Damit sei „die Schmerzgrenze maximal ausgereizt“, betont HDE-Tarifgeschäftsführer Steven Haarke. Schon Mitte September hatte der Dachverband den tarifgebundenen Mitgliedern die Anhebung der Tarifentgelte in Höhe von 5,3 Prozent als „freiwillige Vorweganhebung“ empfohlen. „Da die Gewerkschaft bislang in keinem einzigen Tarifgebiet ernsthaft mit uns verhandelt hat und auch bis heute keinen einzigen eigenen Lösungsvorschlag vorgebracht hat, müssen wir jetzt Konsequenzen ziehen“, sagt Haarke.

Das jüngste Angebot steht unter Vorbehalt

Ziel des Spitzengesprächs mit dem Verdi-Fachbereich Handel solle die Einigung über ein „neues effektives Verhandlungsformat“ sein. Der HDE droht: „Sollte in diesem neuen Format keine schnelle Lösung gelingen, erhalten die Arbeitgeber bei eventueller Fortsetzung der Verhandlungen 2024 das letzte Angebot nicht weiter aufrecht.“

In der Gewerkschaft ist nun die neue Verantwortliche für den Handel im Bundesvorstand, Silke Zimmer, gefordert. Diese hat dem Vernehmen nach die regionalen Verhandlungen stärker zentralisiert – was auch einem Bezirk wie etwa Baden-Württemberg den Verhandlungsspielraum nimmt, selbst zu einer Tariflösung zu kommen.

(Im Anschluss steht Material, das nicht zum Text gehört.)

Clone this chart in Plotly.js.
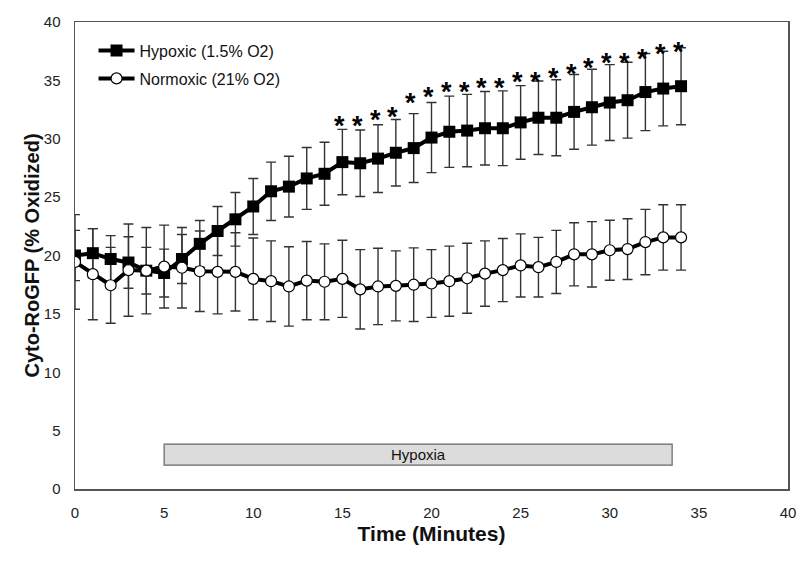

Lagerstandorte von Edeka-Südwest bestreikt

Am Montagnachmittag reagiert Zimmer „mit Empörung“ auf die konzertierte Aktion der Arbeitgeber. „Der HDE-Vorschlag, die Gespräche in den regionalen Tarifrunden zu beenden und lediglich ein sogenanntes Spitzengespräch mit den Konzernvertretern zu führen – also mit genau den Personen, welche monatelang eine Verbesserung der Angebote in den Tarifverhandlungen verhindert haben – ist skandalös und ein einmaliger Vorgang in der Tarifgeschichte,“ kritisiert sie. „Einen derart plumpen Versuch gegen die Tarifautonomie unserer Tarifkommissionen in den Bundesländern und eine weitere Schwächung der klein- und mittelständischen Struktur im Handel zugunsten der Konzerne können wir nicht hinnehmen.“ Streiks im Weihnachtsgeschäft „werden damit nahezu unausweichlich“, so Zimmer.

Lagerstandorte von Edeka-Südwest bestreikt

Im Tarifkonflikt des Groß- und Außenhandels hat Verdi am Montag die Beschäftigten an vier Lagerstandorten von Edeka-Südwest zum eintägigen Warnstreik aufgerufen. Betroffen sind die Logistikstandorte Heddesheim, Ellhofen, Offenburg und Balingen. Damit sollte Druck in der auch seit sechs Monaten laufenden Tarifrunde gemacht werden. Die Arbeitgeber bieten Lohnzuwächse von 5,1 und 2,9 Prozent für 24 Monate.